Many police departments in Chester County are reviewing and clarifying their procedures when taking people into custody following the death of George Floyd in Minneapolis.

Derek Chauvin, the former white police officer who was seen on video using his knee to pin down Floyd, a black man who later died, was arrested on murder charges in connection with the incident on Friday. It came after days of protests leading to looting, rioting, and the burning of a Minneapolis police station.

Police around the nation and law enforcement experts have condemned the way Floyd was restrained by Chauvin, who dug his knee into the man’s neck, saying no circumstances warrant such a dangerous technique. Three other officers who were nearby and could have intervened were also arrested.

Floyd, 46, was arrested Monday after an employee at a grocery store called police to accuse him of trying to pass a counterfeit $20 bill. The cellphone video shows Floyd face-down on the ground with his hands cuffed behind his back, as Chauvin uses the knee restraint on his neck. Floyd was not resisting arrest, police said.

Coatesville Police Chief Jack W. Laufer has instructed his department to review training procedures on positional asphyxia, a condition where a person can't get enough air to breathe due to the positioning of his or her body, and can lead to the sudden death of individuals in police custody. In addition, shift supervisors have been ordered to review and discus the entire incident and the aftermath as it unfolds, with officers at each roll call, he said.

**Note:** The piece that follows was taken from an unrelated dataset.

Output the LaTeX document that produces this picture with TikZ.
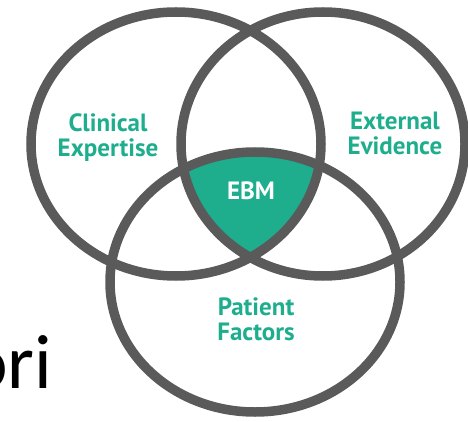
\documentclass[tikz,border=0pt]{standalone}
\usepackage{fontspec}
\setmainfont{PT Sans}
\newfontfamily\slidefont{Carlito}
\usepackage{tikz}
\usetikzlibrary{positioning}

\definecolor{ebmgreen}{RGB}{30,174,141}
\definecolor{ringgray}{RGB}{90,90,90}

\begin{document}
\begin{tikzpicture}[x=1pt, y=-1pt,
    ring/.style={draw=ringgray, line width=9.5pt},
    lbl/.style={align=center, text=ebmgreen, font=\fontsize{25}{25}\selectfont\bfseries, inner sep=0pt}]
    \useasboundingbox (0,0) rectangle (468,422);
    \clip (0,0) rectangle (468,422);

    % centres of the three rings
    \coordinate (clinical) at (176,144);
    \coordinate (external) at (323,144);
    \coordinate (patient) at (255,282);

    % the shared area in the middle
    \begin{scope}
        \clip (clinical) ellipse [x radius=145pt, y radius=132pt];
        \clip (external) ellipse [x radius=142pt, y radius=132pt];
        \fill[ebmgreen] (patient) ellipse [x radius=145pt, y radius=130pt];
    \end{scope}

    % the rings
    \draw[ring] (clinical) ellipse [x radius=145pt, y radius=132pt];
    \draw[ring] (external) ellipse [x radius=142pt, y radius=132pt];
    \draw[ring] (patient) ellipse [x radius=145pt, y radius=130pt];

    % the labels (base is the baseline of the last line)
    \node[lbl, anchor=base] (clinicalLbl) at (108,157) {Clinical\\Expertise};
    \node[lbl, anchor=base] (externalLbl) at (395,155) {External\\Evidence};
    \node[lbl, anchor=base, text=white] (ebmLbl) at (251,200) {EBM};
    \node[lbl, anchor=base] (patientLbl) at (256,340) {Patient\\Factors};

    % slide text running in from the left
    \node[anchor=base west, inner sep=0pt, font=\slidefont\fontsize{77}{77}\selectfont] (slideText) at (-33,388) {ori};
\end{tikzpicture}
\end{document}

"From what we have witnessed on the countless loops of the video showing the arrest of Mr. Floyd, it is apparent that we as a profession failed to provide the most basic protections afforded to all citizens under our constitution," Laufer said. "This failure should not have been acceptable in Minneapolis, and will not be accepted here in the City of Coatesville. Those who follow our Facebook page know that we pride ourselves on our ability to establish strong ties within our community. We are proud to say that we don't police our community as much as we partner with it."

Laufer called Floyd's death "senseless."

"The senseless loss of any life is hard to understand or necessarily comprehend regardless of circumstances; however, it is particularly difficult when it occurs at the hands of those whose communities depend upon to always do what is right, our police officers," Laufer said in a message that was posted to the City of Coatesville's Facebook page.

The vast majority of police officers nationwide are law-abiding and good, Laufer said.

"I firmly believe that it is only the actions of a few officers nationally that tarnish our profession for the thousands of officers who truly believe in doing what is right," he said. "It is these officers who firmly believe in all that is good within the communities we serve, and would rather lay down their lives as others have done before them, rather than swerve from their path of duty."

On Facebook, Laufer was praised for his proactive measure.

"Coatesville Police Dept. always setting the standard for excellence. We thank you for your example," said Penny Perdick.

Said Sal Viscardo: "This is what leadership looks like."

Said Tony DeTitta: "The Minneapolis police department could learn a lot from your department. My prayers go out to George's family. This never should have happened."